# Hi Again...



## bigjed (Nov 18, 2007)

just bought this one..


----------



## mrteatime (Oct 25, 2006)

nice......







what sort of strap is it going on?


----------



## bigjed (Nov 18, 2007)

not sure yet - it is still to arrive, what would you suggest? I have a mid sixties Poljot alarm with a new "poljot" leather strap - I guess a stainless steel strap maybe??


----------



## mrteatime (Oct 25, 2006)

im not the person to ask about a steel braclett..............

.

.

.

.

.

.

.

.

.

.

.

.

sorry fella's

put it on a lumpy


----------



## bigjed (Nov 18, 2007)

thanks for the suggestion - I bought it for about $100 - it looks like an early nineties Poljot, I'm new to this I don't really know! It's in very good condition.


----------



## mach 0.0013137 (Jan 10, 2005)

mrteatime said:


> im not the person to ask about a steel braclett..............
> 
> .
> 
> ...


Ignore him, he has this sickness


----------



## mel (Dec 6, 2006)

Looks nice, but is it a Gold one? or just reflections. That might influence a choice of armenbander thing!

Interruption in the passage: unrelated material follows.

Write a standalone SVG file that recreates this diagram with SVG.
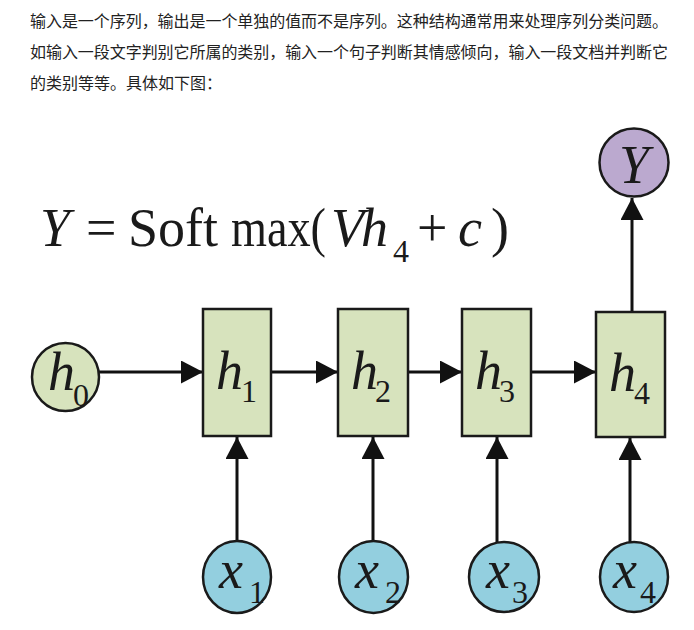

$100 eh, good price, that puts it near to an affordable, hey, chronos getting to be affordables?


----------



## chris l (Aug 5, 2005)

I have this watch in it's Sekonda version; the first 3133 I ever bought...

This one is on a Sekonda bracelet of the same age which fits well and cost next to nothing. I think I paid a fiver for a Sekonda auto with the strap.


----------



## pg tips (May 16, 2003)

I had a blue strumanski (I know spelling







) It was one of the later chrome ones, the early ones were all steel akaik. I liked it.










can't remember who bought it off me now.


----------



## Soviet1 (Feb 5, 2008)

Nice watch, I have always been fond of the leather strap, particularily the dark brown to black straps.


----------



## bigjed (Nov 18, 2007)

I recieved the watch in the mail Friday - it's a real nice watch - except it stopped running almost immediately! Maybe it needs a new battery or something?


----------



## mrteatime (Oct 25, 2006)

er.....have you tried to er......wind it up at all?


----------



## bigjed (Nov 18, 2007)

yip - that's when it stopped!


----------



## pg tips (May 16, 2003)

you do know the sub dial on the left at the 9 position is the second hand and not the big one in the middle don't you?


----------



## mrteatime (Oct 25, 2006)

try depressing the top right hand button down....see if that sets off the second hand sweeping


----------



## bigjed (Nov 18, 2007)

pg tips said:


> you do know the sub dial on the left at the 9 position is the second hand and not the big one in the middle don't you?


yes I worked that out, it did work for a while before stopping - it starts sometimes, but stops very soon thereafter.


----------